What you are asked to do
Return the listing below exactly, with the pictures dropped.

Stored data
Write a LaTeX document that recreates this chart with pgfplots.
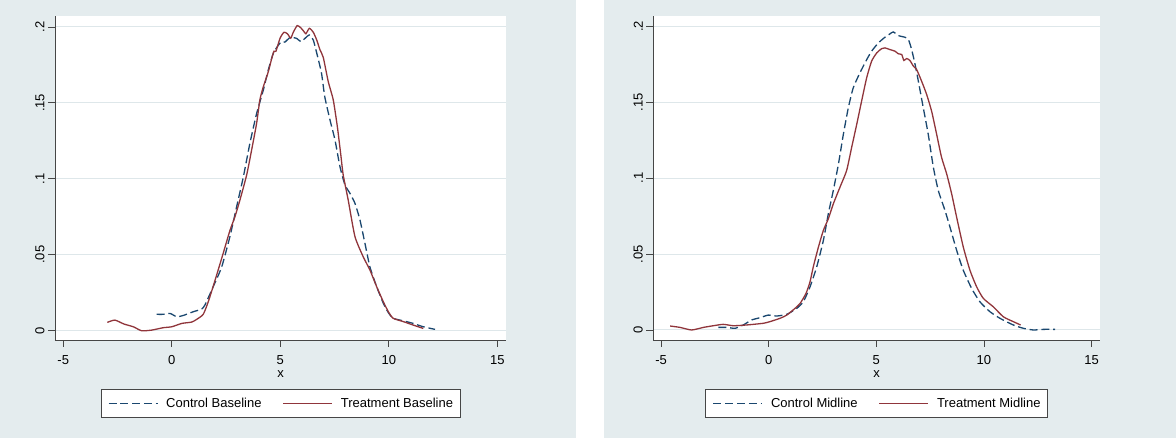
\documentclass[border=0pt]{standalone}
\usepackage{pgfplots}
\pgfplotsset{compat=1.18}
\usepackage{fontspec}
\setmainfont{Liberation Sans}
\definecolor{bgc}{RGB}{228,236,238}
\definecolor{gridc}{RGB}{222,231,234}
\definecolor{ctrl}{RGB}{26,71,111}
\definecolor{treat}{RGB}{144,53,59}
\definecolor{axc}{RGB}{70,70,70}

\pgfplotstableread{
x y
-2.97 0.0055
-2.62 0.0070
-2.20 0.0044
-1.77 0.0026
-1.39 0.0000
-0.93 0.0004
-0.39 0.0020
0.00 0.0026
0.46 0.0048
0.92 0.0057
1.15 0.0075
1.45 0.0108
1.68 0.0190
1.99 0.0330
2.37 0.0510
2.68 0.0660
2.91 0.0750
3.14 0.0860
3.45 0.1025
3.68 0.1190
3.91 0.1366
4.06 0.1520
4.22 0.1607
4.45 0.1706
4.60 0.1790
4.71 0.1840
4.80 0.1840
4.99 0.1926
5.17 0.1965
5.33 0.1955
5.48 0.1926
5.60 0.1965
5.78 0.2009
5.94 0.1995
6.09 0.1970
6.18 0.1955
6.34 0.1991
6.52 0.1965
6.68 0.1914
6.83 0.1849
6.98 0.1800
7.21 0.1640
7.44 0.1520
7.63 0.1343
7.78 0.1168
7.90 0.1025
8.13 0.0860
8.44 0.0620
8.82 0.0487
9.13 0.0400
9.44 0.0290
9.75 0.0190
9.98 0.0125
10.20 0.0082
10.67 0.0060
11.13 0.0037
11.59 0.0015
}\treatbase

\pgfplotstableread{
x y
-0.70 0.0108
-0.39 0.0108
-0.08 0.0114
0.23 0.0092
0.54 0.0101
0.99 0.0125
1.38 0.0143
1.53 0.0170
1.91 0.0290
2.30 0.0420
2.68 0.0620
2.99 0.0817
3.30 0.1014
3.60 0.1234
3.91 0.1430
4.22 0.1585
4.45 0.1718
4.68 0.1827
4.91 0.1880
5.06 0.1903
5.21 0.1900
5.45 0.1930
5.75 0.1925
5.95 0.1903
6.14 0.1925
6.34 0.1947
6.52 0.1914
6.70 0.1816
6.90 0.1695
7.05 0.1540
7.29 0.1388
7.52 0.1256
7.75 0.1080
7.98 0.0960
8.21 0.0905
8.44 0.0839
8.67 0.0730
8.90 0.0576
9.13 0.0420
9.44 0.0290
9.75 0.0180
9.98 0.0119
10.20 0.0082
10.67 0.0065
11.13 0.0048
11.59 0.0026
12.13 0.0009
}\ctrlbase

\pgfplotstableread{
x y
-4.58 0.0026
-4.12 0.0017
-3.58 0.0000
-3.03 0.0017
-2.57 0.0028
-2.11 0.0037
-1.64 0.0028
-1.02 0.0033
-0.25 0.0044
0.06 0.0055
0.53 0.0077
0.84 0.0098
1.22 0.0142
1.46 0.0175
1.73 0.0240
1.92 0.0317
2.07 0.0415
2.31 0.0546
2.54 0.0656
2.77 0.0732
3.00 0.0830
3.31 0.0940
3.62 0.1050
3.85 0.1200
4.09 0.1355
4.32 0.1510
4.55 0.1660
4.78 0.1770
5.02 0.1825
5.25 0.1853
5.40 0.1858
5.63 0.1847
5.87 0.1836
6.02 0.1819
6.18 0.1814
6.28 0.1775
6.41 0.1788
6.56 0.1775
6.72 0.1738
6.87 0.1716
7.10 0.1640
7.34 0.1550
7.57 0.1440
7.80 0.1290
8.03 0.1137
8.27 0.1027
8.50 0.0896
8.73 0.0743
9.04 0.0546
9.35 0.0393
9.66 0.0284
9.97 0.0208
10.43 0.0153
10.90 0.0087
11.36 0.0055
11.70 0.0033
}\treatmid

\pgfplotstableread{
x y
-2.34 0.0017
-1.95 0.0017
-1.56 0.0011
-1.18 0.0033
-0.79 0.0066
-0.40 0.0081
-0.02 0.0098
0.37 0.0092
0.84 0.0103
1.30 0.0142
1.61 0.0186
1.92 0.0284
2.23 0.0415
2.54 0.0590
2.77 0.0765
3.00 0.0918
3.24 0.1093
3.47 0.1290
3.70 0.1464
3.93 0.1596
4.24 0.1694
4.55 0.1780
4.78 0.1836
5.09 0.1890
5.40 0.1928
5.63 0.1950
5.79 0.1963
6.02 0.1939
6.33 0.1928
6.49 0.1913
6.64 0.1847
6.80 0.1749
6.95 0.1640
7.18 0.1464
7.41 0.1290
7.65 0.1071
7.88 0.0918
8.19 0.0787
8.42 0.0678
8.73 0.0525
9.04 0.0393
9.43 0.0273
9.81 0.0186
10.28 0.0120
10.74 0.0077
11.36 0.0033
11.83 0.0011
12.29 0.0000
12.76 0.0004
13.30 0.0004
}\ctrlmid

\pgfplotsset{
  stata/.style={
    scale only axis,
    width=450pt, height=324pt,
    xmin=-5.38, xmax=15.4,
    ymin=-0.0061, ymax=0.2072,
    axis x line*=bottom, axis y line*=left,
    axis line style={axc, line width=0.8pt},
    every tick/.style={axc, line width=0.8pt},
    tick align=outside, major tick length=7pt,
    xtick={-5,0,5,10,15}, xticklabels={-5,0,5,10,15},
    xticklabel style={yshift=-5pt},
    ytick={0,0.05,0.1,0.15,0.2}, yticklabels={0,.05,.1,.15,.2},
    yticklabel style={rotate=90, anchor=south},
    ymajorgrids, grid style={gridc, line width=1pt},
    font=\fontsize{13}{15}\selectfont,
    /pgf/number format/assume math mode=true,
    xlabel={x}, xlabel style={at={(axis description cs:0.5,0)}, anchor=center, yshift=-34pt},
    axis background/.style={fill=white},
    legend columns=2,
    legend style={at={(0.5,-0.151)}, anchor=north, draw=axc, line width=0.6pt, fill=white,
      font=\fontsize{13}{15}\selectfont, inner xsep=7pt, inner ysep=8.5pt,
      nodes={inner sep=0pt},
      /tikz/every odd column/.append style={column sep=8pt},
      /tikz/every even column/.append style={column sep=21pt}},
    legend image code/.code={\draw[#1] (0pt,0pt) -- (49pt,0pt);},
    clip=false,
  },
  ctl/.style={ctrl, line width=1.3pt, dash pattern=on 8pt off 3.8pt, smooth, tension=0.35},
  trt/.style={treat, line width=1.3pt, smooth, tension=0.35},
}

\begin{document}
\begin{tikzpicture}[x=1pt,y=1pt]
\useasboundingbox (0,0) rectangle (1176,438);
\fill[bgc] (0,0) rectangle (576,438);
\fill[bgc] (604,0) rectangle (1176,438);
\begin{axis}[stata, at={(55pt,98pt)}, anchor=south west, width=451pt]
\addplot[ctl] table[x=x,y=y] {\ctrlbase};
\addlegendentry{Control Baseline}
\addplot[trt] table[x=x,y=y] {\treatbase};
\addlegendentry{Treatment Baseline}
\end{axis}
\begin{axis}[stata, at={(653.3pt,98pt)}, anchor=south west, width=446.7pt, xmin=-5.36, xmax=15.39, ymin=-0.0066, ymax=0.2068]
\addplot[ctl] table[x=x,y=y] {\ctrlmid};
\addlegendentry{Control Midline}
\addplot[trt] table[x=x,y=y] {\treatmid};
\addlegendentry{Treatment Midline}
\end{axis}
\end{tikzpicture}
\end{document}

Result of this task
Write a LaTeX document that recreates this chart with pgfplots.
\documentclass[border=0pt]{standalone}
\usepackage{pgfplots}
\pgfplotsset{compat=1.18}
\usepackage{fontspec}
\setmainfont{Liberation Sans}
\definecolor{bgc}{RGB}{228,236,238}
\definecolor{gridc}{RGB}{222,231,234}
\definecolor{ctrl}{RGB}{26,71,111}
\definecolor{treat}{RGB}{144,53,59}
\definecolor{axc}{RGB}{70,70,70}

\pgfplotstableread{
x y
-2.97 0.0055
-2.62 0.0070
-2.20 0.0044
-1.77 0.0026
-1.39 0.0000
-0.93 0.0004
-0.39 0.0020
0.00 0.0026
0.46 0.0048
0.92 0.0057
1.15 0.0075
1.45 0.0108
1.68 0.0190
1.99 0.0330
2.37 0.0510
2.68 0.0660
2.91 0.0750
3.14 0.0860
3.45 0.1025
3.68 0.1190
3.91 0.1366
4.06 0.1520
4.22 0.1607
4.45 0.1706
4.60 0.1790
4.71 0.1840
4.80 0.1840
4.99 0.1926
5.17 0.1965
5.33 0.1955
5.48 0.1926
5.60 0.1965
5.78 0.2009
5.94 0.1995
6.09 0.1970
6.18 0.1955
6.34 0.1991
6.52 0.1965
6.68 0.1914
6.83 0.1849
6.98 0.1800
7.21 0.1640
7.44 0.1520
7.63 0.1343
7.78 0.1168
7.90 0.1025
8.13 0.0860
8.44 0.0620
8.82 0.0487
9.13 0.0400
9.44 0.0290
9.75 0.0190
9.98 0.0125
10.20 0.0082
10.67 0.0060
11.13 0.0037
11.59 0.0015
}\treatbase

\pgfplotstableread{
x y
-0.70 0.0108
-0.39 0.0108
-0.08 0.0114
0.23 0.0092
0.54 0.0101
0.99 0.0125
1.38 0.0143
1.53 0.0170
1.91 0.0290
2.30 0.0420
2.68 0.0620
2.99 0.0817
3.30 0.1014
3.60 0.1234
3.91 0.1430
4.22 0.1585
4.45 0.1718
4.68 0.1827
4.91 0.1880
5.06 0.1903
5.21 0.1900
5.45 0.1930
5.75 0.1925
5.95 0.1903
6.14 0.1925
6.34 0.1947
6.52 0.1914
6.70 0.1816
6.90 0.1695
7.05 0.1540
7.29 0.1388
7.52 0.1256
7.75 0.1080
7.98 0.0960
8.21 0.0905
8.44 0.0839
8.67 0.0730
8.90 0.0576
9.13 0.0420
9.44 0.0290
9.75 0.0180
9.98 0.0119
10.20 0.0082
10.67 0.0065
11.13 0.0048
11.59 0.0026
12.13 0.0009
}\ctrlbase

\pgfplotstableread{
x y
-4.58 0.0026
-4.12 0.0017
-3.58 0.0000
-3.03 0.0017
-2.57 0.0028
-2.11 0.0037
-1.64 0.0028
-1.02 0.0033
-0.25 0.0044
0.06 0.0055
0.53 0.0077
0.84 0.0098
1.22 0.0142
1.46 0.0175
1.73 0.0240
1.92 0.0317
2.07 0.0415
2.31 0.0546
2.54 0.0656
2.77 0.0732
3.00 0.0830
3.31 0.0940
3.62 0.1050
3.85 0.1200
4.09 0.1355
4.32 0.1510
4.55 0.1660
4.78 0.1770
5.02 0.1825
5.25 0.1853
5.40 0.1858
5.63 0.1847
5.87 0.1836
6.02 0.1819
6.18 0.1814
6.28 0.1775
6.41 0.1788
6.56 0.1775
6.72 0.1738
6.87 0.1716
7.10 0.1640
7.34 0.1550
7.57 0.1440
7.80 0.1290
8.03 0.1137
8.27 0.1027
8.50 0.0896
8.73 0.0743
9.04 0.0546
9.35 0.0393
9.66 0.0284
9.97 0.0208
10.43 0.0153
10.90 0.0087
11.36 0.0055
11.70 0.0033
}\treatmid

\pgfplotstableread{
x y
-2.34 0.0017
-1.95 0.0017
-1.56 0.0011
-1.18 0.0033
-0.79 0.0066
-0.40 0.0081
-0.02 0.0098
0.37 0.0092
0.84 0.0103
1.30 0.0142
1.61 0.0186
1.92 0.0284
2.23 0.0415
2.54 0.0590
2.77 0.0765
3.00 0.0918
3.24 0.1093
3.47 0.1290
3.70 0.1464
3.93 0.1596
4.24 0.1694
4.55 0.1780
4.78 0.1836
5.09 0.1890
5.40 0.1928
5.63 0.1950
5.79 0.1963
6.02 0.1939
6.33 0.1928
6.49 0.1913
6.64 0.1847
6.80 0.1749
6.95 0.1640
7.18 0.1464
7.41 0.1290
7.65 0.1071
7.88 0.0918
8.19 0.0787
8.42 0.0678
8.73 0.0525
9.04 0.0393
9.43 0.0273
9.81 0.0186
10.28 0.0120
10.74 0.0077
11.36 0.0033
11.83 0.0011
12.29 0.0000
12.76 0.0004
13.30 0.0004
}\ctrlmid

\pgfplotsset{
  stata/.style={
    scale only axis,
    width=450pt, height=324pt,
    xmin=-5.38, xmax=15.4,
    ymin=-0.0061, ymax=0.2072,
    axis x line*=bottom, axis y line*=left,
    axis line style={axc, line width=0.8pt},
    every tick/.style={axc, line width=0.8pt},
    tick align=outside, major tick length=7pt,
    xtick={-5,0,5,10,15}, xticklabels={-5,0,5,10,15},
    xticklabel style={yshift=-5pt},
    ytick={0,0.05,0.1,0.15,0.2}, yticklabels={0,.05,.1,.15,.2},
    yticklabel style={rotate=90, anchor=south},
    ymajorgrids, grid style={gridc, line width=1pt},
    font=\fontsize{13}{15}\selectfont,
    /pgf/number format/assume math mode=true,
    xlabel={x}, xlabel style={at={(axis description cs:0.5,0)}, anchor=center, yshift=-34pt},
    axis background/.style={fill=white},
    legend columns=2,
    legend style={at={(0.5,-0.151)}, anchor=north, draw=axc, line width=0.6pt, fill=white,
      font=\fontsize{13}{15}\selectfont, inner xsep=7pt, inner ysep=8.5pt,
      nodes={inner sep=0pt},
      /tikz/every odd column/.append style={column sep=8pt},
      /tikz/every even column/.append style={column sep=21pt}},
    legend image code/.code={\draw[#1] (0pt,0pt) -- (49pt,0pt);},
    clip=false,
  },
  ctl/.style={ctrl, line width=1.3pt, dash pattern=on 8pt off 3.8pt, smooth, tension=0.35},
  trt/.style={treat, line width=1.3pt, smooth, tension=0.35},
}

\begin{document}
\begin{tikzpicture}[x=1pt,y=1pt]
\useasboundingbox (0,0) rectangle (1176,438);
\fill[bgc] (0,0) rectangle (576,438);
\fill[bgc] (604,0) rectangle (1176,438);
\begin{axis}[stata, at={(55pt,98pt)}, anchor=south west, width=451pt]
\addplot[ctl] table[x=x,y=y] {\ctrlbase};
\addlegendentry{Control Baseline}
\addplot[trt] table[x=x,y=y] {\treatbase};
\addlegendentry{Treatment Baseline}
\end{axis}
\begin{axis}[stata, at={(653.3pt,98pt)}, anchor=south west, width=446.7pt, xmin=-5.36, xmax=15.39, ymin=-0.0066, ymax=0.2068]
\addplot[ctl] table[x=x,y=y] {\ctrlmid};
\addlegendentry{Control Midline}
\addplot[trt] table[x=x,y=y] {\treatmid};
\addlegendentry{Treatment Midline}
\end{axis}
\end{tikzpicture}
\end{document}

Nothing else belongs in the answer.